◆ Dataset entries
begin

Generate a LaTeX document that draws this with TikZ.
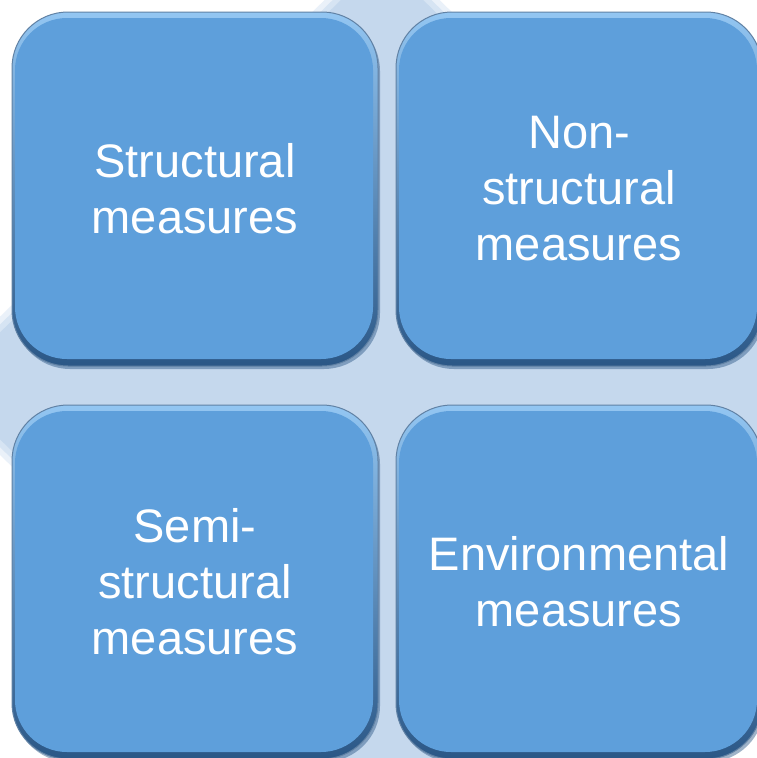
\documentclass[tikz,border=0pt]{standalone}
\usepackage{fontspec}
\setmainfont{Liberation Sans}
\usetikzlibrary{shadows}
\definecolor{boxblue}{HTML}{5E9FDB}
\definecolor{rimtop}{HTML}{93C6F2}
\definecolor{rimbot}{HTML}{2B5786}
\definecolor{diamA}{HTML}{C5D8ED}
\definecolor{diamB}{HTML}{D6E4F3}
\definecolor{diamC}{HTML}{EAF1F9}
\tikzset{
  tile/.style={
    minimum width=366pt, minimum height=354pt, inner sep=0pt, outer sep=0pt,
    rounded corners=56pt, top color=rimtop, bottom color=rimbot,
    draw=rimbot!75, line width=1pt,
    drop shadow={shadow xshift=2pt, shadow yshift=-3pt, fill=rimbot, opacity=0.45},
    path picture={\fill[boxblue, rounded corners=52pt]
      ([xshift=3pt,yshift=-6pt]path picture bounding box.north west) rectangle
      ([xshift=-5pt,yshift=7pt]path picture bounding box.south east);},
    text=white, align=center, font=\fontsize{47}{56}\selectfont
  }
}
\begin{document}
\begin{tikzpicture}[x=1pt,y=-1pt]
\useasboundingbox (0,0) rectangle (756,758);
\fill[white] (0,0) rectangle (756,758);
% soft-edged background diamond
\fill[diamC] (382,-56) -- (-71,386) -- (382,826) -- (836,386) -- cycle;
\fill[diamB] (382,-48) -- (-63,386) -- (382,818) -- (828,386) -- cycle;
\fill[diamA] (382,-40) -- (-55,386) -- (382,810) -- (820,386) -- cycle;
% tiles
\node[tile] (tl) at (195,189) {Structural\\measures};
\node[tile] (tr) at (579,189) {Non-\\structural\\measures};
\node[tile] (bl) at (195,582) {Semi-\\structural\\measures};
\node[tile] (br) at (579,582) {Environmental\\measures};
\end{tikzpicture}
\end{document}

end
begin

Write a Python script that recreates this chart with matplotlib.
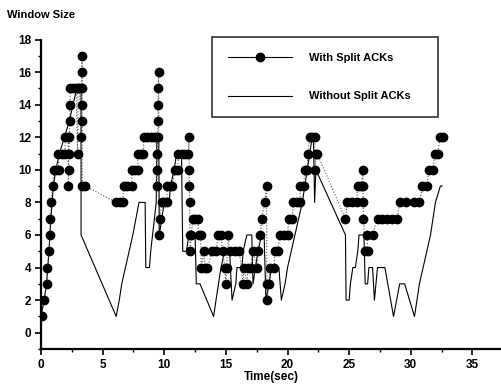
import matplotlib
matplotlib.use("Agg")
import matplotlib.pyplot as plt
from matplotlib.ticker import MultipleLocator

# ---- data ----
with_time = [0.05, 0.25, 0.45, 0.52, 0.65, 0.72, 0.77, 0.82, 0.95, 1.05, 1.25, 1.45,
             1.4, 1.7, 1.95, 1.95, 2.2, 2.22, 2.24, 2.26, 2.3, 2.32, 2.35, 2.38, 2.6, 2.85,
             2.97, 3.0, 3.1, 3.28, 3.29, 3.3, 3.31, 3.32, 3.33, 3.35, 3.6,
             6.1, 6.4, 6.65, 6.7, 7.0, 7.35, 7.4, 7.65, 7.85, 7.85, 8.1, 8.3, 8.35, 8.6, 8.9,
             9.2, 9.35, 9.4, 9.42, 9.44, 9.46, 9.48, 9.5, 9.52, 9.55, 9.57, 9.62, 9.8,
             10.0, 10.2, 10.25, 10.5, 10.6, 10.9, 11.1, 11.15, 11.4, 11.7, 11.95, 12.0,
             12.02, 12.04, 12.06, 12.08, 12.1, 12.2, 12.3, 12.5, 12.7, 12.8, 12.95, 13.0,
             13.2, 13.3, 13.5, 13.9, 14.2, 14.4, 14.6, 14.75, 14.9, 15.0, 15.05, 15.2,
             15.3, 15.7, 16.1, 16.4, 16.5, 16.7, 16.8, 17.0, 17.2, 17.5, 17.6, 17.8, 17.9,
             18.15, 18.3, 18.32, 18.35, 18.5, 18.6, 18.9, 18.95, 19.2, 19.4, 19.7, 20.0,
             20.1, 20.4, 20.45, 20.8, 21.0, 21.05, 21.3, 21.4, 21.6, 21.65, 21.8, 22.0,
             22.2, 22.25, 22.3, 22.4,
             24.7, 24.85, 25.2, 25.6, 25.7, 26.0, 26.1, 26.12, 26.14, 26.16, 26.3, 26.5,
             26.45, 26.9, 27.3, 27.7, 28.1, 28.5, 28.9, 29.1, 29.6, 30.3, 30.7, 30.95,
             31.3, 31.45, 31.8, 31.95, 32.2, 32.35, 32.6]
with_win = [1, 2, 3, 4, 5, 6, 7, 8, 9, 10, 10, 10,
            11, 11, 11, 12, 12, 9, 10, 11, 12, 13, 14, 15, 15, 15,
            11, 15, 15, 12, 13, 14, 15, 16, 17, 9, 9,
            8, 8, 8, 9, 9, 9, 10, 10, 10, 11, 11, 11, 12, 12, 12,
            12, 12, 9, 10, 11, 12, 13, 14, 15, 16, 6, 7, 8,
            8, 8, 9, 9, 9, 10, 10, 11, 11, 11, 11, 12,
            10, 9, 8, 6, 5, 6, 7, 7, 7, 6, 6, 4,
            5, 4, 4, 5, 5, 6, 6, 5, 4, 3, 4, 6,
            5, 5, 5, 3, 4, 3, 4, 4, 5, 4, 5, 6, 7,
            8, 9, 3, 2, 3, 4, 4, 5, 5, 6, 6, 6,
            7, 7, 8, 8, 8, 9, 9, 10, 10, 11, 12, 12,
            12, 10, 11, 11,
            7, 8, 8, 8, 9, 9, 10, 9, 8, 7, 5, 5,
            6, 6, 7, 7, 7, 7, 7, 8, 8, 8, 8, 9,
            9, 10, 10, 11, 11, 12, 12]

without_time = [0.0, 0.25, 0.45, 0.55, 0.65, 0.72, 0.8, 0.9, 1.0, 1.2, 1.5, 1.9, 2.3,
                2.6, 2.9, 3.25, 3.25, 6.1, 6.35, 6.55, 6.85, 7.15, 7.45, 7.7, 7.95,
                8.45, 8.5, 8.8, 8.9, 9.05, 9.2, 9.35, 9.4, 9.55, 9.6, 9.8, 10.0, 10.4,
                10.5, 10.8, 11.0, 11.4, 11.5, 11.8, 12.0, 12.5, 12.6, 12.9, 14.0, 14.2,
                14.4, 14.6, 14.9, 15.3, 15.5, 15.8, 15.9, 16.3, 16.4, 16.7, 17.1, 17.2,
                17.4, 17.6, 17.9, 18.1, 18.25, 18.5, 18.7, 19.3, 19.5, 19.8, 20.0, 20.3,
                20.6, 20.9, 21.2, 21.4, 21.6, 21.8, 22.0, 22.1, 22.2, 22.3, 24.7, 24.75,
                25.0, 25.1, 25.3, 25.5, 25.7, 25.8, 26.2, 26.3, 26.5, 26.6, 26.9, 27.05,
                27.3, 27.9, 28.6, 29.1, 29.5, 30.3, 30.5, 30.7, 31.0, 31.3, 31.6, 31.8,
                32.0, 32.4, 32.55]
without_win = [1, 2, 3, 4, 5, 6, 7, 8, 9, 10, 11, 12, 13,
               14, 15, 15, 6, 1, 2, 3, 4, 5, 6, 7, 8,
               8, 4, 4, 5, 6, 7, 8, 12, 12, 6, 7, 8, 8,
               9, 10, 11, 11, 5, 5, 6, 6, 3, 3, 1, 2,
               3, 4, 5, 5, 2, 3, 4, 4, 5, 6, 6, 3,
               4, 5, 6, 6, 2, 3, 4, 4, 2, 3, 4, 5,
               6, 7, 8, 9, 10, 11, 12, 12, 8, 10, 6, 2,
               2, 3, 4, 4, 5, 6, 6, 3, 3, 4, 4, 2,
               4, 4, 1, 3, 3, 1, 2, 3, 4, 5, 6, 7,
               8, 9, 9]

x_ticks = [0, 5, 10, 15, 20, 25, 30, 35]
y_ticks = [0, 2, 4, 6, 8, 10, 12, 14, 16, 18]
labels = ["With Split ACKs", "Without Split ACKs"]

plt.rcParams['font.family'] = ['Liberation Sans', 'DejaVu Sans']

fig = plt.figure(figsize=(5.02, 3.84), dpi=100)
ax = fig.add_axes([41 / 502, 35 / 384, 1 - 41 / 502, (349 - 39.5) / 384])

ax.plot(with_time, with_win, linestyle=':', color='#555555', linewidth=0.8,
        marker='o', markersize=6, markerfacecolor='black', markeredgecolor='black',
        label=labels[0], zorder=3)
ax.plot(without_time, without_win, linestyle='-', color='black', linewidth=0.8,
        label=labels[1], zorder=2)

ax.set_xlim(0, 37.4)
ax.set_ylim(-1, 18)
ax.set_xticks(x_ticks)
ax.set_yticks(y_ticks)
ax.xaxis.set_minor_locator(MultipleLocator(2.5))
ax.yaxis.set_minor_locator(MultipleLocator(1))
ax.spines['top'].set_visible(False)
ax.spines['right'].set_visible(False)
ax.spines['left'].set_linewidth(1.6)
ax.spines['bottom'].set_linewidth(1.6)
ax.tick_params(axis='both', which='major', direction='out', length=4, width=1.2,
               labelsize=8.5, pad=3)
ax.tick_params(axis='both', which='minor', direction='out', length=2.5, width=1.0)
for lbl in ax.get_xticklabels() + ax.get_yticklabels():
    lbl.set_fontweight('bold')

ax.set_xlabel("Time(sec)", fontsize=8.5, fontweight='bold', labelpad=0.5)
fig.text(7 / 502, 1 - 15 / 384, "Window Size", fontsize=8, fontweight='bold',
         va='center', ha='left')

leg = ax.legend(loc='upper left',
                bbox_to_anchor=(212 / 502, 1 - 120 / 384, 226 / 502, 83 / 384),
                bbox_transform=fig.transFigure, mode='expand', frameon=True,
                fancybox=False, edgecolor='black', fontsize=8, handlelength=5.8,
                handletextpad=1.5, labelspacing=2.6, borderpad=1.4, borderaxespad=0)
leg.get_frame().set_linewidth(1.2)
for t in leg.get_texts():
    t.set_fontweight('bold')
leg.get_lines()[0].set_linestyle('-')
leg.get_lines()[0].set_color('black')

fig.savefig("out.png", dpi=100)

end
begin

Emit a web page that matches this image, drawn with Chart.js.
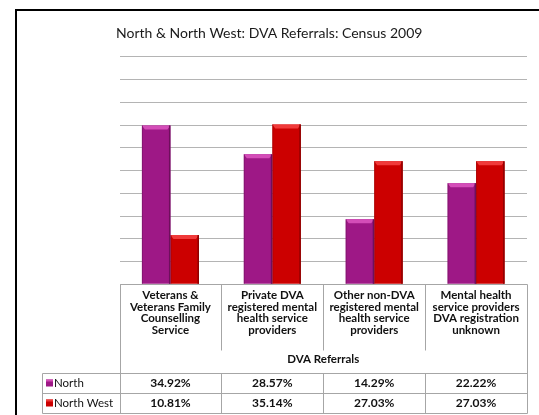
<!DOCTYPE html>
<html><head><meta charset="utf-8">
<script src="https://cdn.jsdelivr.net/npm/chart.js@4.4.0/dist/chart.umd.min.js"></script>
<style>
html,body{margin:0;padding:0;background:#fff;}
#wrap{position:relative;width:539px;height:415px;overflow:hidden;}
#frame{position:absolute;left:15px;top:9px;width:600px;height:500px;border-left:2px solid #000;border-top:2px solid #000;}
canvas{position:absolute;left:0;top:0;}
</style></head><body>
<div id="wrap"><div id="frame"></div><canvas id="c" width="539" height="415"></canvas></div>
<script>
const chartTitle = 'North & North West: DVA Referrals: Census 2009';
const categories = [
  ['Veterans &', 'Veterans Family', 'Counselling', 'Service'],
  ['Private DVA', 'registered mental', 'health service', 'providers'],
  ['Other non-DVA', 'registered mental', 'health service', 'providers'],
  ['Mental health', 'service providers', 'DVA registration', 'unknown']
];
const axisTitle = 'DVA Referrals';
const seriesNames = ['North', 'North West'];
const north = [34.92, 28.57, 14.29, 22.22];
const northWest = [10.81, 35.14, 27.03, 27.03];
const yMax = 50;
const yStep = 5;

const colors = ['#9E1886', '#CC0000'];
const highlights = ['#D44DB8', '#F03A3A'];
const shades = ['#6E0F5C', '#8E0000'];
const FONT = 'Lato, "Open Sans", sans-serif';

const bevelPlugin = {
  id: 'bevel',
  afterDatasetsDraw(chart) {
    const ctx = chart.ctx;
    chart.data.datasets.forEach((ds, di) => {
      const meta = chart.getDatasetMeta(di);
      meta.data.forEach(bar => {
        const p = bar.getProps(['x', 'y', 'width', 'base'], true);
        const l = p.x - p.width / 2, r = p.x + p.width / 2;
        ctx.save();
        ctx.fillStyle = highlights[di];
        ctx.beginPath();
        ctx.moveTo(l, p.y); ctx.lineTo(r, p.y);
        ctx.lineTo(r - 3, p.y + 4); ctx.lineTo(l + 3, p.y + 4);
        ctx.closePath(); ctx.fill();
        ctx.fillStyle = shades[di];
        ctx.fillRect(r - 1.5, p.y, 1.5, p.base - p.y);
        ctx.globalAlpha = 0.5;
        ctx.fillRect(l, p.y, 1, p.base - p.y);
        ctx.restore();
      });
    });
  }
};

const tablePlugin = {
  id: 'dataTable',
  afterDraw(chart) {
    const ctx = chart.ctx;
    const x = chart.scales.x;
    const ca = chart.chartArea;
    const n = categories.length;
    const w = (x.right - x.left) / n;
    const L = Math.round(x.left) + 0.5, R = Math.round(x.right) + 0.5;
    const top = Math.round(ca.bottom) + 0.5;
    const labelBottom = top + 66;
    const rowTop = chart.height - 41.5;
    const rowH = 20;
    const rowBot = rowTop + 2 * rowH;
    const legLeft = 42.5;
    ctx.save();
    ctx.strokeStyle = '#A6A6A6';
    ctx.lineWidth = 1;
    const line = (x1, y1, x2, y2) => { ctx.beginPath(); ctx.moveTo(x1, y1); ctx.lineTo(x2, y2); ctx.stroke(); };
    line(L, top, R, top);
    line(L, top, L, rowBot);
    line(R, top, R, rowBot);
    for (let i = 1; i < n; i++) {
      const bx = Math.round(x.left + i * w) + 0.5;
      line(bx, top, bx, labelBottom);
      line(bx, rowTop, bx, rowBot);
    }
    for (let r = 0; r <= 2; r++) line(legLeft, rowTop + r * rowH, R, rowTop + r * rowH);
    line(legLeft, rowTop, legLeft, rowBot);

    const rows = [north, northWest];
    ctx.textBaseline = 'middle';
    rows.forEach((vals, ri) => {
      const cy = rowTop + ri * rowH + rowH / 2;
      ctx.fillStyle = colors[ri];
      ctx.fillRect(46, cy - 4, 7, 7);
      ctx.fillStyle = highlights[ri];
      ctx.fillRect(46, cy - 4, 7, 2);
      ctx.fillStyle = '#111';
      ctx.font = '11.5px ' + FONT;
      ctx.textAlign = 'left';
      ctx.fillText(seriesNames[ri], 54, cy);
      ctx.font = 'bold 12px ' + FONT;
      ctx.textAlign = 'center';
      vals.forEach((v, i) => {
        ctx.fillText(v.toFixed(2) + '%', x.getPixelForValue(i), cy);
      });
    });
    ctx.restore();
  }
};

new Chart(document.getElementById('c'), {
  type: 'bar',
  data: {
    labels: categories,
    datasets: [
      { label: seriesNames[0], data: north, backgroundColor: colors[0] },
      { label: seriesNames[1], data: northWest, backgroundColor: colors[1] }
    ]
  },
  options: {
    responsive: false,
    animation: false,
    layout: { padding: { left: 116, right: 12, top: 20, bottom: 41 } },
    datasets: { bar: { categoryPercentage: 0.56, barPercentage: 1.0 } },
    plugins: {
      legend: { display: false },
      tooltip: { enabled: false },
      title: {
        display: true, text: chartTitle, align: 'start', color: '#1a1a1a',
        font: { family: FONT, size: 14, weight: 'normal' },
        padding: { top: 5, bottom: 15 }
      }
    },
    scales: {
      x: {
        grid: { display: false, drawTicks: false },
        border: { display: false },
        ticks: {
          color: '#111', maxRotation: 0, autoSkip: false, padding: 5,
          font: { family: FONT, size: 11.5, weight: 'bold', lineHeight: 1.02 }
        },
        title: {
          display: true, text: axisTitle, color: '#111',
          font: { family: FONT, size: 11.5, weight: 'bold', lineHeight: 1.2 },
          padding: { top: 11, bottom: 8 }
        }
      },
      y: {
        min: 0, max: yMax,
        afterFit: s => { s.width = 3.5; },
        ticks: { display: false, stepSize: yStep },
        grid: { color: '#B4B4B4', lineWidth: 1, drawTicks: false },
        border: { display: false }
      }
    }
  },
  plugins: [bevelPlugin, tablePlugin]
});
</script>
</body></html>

end

◆ What to do
Everything from the line that contains "Write a Python" down to the line that contains "from matplotlib.ticker import MultipleLocator" should be written out exactly, end lines too, minus the pictures.

◆ Exercise answer
Write a Python script that recreates this chart with matplotlib.
import matplotlib
matplotlib.use("Agg")
import matplotlib.pyplot as plt
from matplotlib.ticker import MultipleLocator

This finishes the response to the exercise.